Winter Display Continues into Spring
This article was first published on 12 Sep 2018.
Photo by the Otago Daily Times
Flower buds on Edgeworthia chrysantha have been causing great anticipation at Dunedin Botanic Garden over the winter months. This specimen, in the Otaru Teien border by the duck pond, is flowering for the first time.
Flower buds form in late summer then over winter on bare deciduous stems before bursting into flower in late winter or early spring. The buds are covered with fine, silver hairs, making them an attractive feature over winter. Numerous tiny tubular yellow flowers that fade to white are packed into tight little round flower buds.
The new growth soon follows with young leaves covered in fine white hairs. The leaves mature to a narrow ovate shape and are grouped together at the end of the branches, giving the plant a tropical look over the summer months.
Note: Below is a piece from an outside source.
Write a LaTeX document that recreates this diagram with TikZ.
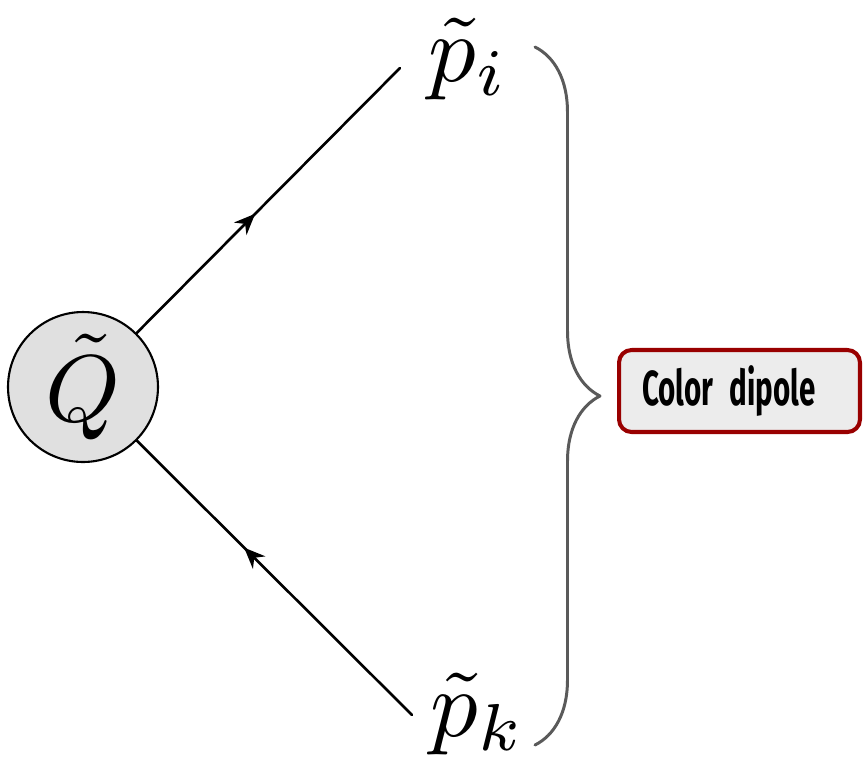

Although slightly frost-tender in Dunedin’s climate, you can often find a suitable spot for them. At Dunedin Botanic Garden it receives some frost protection from an overhead deciduous tree, Taxodium distichum and still gets good sun and some dappled shade protection from the hottest part of the day.
Native to China, Edgeworthia chrysantha naturally grows in open grasslands and open forests, often by streams.
Commonly called the paperbush, Edgeworthia chrysantha is grown extensively in Japan because the inner bark is used to make high quality paper. This is used in the production of Japanese banknotes which have a real papery feel compared with our rather plasticky-feeling New Zealand bank notes.